What to produce:
Pull out the lines from the line containing "Write a component" through the line containing "Chart.register(...registerables);", both lines included, and copy them exactly.

Exercise materials:
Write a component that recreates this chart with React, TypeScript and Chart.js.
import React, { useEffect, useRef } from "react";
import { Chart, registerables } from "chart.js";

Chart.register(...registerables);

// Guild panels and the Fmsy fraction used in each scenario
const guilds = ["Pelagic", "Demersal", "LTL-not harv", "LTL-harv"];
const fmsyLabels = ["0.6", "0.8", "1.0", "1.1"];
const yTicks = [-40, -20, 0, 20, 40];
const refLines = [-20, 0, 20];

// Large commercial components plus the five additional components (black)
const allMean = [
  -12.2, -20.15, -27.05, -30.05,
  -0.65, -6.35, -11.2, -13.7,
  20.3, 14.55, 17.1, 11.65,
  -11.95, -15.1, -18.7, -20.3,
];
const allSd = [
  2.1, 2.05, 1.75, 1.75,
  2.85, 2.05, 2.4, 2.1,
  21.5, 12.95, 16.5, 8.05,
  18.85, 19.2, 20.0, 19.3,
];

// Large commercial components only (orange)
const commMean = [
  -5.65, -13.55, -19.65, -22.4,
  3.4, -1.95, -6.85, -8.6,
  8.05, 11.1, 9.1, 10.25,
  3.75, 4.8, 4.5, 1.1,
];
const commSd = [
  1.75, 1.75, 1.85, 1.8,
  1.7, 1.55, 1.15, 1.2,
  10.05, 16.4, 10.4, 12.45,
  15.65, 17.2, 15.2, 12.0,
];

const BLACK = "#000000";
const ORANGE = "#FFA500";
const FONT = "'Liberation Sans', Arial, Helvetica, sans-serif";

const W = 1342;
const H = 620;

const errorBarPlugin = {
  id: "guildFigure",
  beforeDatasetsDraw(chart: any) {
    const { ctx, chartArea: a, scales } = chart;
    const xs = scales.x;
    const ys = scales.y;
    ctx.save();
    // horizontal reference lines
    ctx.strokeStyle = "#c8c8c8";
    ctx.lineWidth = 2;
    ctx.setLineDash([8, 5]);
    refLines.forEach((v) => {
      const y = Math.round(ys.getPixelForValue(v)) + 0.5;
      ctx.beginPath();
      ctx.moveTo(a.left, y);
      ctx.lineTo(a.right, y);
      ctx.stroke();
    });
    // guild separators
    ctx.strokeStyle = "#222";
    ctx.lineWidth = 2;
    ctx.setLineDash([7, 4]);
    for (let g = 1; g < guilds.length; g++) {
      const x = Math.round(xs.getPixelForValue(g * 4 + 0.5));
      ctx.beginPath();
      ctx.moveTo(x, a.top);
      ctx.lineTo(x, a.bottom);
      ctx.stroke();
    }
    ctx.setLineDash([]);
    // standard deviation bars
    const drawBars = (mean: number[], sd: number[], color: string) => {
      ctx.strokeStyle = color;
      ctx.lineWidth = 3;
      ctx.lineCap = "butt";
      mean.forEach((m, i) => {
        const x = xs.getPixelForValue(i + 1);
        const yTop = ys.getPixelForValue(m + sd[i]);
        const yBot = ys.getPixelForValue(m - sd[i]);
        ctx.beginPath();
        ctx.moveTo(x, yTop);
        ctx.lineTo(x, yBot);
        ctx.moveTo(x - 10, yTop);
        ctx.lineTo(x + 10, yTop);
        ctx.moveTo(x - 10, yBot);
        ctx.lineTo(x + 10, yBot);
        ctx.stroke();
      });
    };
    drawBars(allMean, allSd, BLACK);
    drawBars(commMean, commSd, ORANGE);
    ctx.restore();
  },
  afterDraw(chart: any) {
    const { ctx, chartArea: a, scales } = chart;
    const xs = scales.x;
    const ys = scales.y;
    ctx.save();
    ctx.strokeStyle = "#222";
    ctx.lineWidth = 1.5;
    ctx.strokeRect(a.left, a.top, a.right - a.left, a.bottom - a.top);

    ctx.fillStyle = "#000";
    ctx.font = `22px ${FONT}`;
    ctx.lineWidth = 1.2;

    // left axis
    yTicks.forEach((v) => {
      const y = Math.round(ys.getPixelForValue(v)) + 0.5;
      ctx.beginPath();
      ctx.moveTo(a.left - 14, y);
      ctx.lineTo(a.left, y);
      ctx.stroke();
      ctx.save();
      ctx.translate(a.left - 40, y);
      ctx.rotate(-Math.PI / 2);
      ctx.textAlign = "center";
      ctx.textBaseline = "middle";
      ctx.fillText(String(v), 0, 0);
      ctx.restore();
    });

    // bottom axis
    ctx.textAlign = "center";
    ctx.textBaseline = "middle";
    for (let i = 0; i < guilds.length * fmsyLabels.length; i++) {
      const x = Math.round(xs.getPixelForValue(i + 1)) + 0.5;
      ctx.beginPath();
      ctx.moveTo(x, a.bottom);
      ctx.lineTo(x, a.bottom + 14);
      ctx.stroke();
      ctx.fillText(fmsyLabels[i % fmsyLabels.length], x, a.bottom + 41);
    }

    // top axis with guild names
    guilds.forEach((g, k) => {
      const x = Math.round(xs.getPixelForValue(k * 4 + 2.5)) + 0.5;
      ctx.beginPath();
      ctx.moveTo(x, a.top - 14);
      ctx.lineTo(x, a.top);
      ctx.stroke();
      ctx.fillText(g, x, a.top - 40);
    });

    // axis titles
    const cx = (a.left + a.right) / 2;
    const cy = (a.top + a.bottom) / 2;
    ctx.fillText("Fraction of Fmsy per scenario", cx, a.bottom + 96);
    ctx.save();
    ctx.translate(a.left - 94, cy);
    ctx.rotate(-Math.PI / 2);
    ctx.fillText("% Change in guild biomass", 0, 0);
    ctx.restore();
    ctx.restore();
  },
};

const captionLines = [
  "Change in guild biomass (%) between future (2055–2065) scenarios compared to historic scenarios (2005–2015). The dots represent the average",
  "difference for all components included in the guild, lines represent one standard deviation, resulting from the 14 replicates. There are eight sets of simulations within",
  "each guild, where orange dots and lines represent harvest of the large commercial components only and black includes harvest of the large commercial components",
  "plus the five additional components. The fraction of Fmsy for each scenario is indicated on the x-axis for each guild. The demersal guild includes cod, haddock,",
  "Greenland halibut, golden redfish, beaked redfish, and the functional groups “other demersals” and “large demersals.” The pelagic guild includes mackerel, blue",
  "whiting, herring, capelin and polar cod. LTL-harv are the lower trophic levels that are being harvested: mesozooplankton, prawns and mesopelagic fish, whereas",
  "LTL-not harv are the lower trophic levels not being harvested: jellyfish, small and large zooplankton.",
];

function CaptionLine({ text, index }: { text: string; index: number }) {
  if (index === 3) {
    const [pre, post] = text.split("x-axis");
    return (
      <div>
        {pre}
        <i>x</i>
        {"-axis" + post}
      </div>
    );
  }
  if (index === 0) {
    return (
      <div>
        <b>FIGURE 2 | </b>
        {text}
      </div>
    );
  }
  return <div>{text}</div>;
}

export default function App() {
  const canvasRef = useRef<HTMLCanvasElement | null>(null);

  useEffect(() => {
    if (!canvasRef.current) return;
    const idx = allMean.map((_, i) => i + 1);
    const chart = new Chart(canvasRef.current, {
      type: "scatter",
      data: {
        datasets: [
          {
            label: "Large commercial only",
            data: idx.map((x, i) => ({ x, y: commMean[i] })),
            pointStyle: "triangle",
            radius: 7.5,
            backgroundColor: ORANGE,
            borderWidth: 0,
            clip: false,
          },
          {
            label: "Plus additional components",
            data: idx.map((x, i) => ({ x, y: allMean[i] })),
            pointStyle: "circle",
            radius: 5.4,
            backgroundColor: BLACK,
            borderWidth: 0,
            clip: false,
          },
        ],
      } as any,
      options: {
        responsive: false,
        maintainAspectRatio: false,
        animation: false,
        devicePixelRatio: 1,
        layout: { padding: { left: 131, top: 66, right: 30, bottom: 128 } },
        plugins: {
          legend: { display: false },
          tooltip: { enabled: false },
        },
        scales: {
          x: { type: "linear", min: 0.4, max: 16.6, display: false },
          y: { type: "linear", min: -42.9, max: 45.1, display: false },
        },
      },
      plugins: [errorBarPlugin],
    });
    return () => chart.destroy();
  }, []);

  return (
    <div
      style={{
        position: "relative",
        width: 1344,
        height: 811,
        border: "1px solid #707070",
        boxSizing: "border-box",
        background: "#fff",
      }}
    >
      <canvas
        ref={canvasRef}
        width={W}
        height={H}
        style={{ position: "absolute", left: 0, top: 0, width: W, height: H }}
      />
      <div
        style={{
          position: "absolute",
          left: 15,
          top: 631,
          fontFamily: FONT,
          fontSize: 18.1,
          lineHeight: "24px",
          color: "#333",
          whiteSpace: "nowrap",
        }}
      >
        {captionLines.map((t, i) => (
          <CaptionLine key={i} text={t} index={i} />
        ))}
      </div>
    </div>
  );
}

* * *

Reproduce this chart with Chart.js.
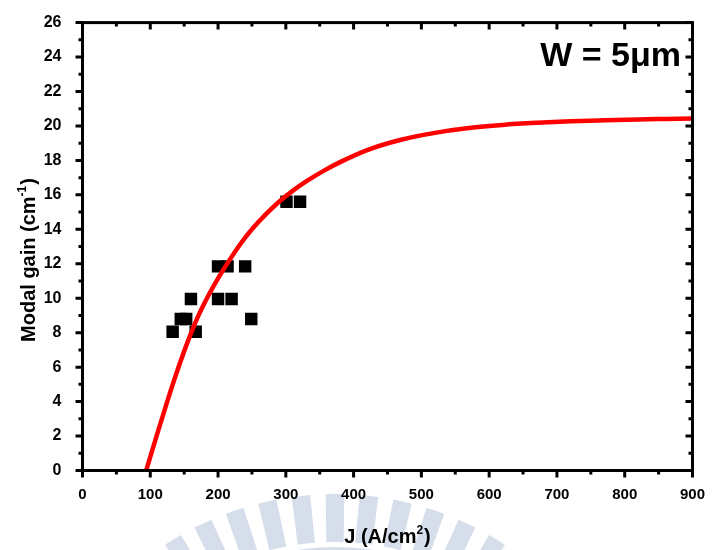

Response to this task:
Write a component that recreates this chart with React, TypeScript and Chart.js.
import React, { useEffect, useRef } from "react";
import { Chart, registerables } from "chart.js";

Chart.register(...registerables);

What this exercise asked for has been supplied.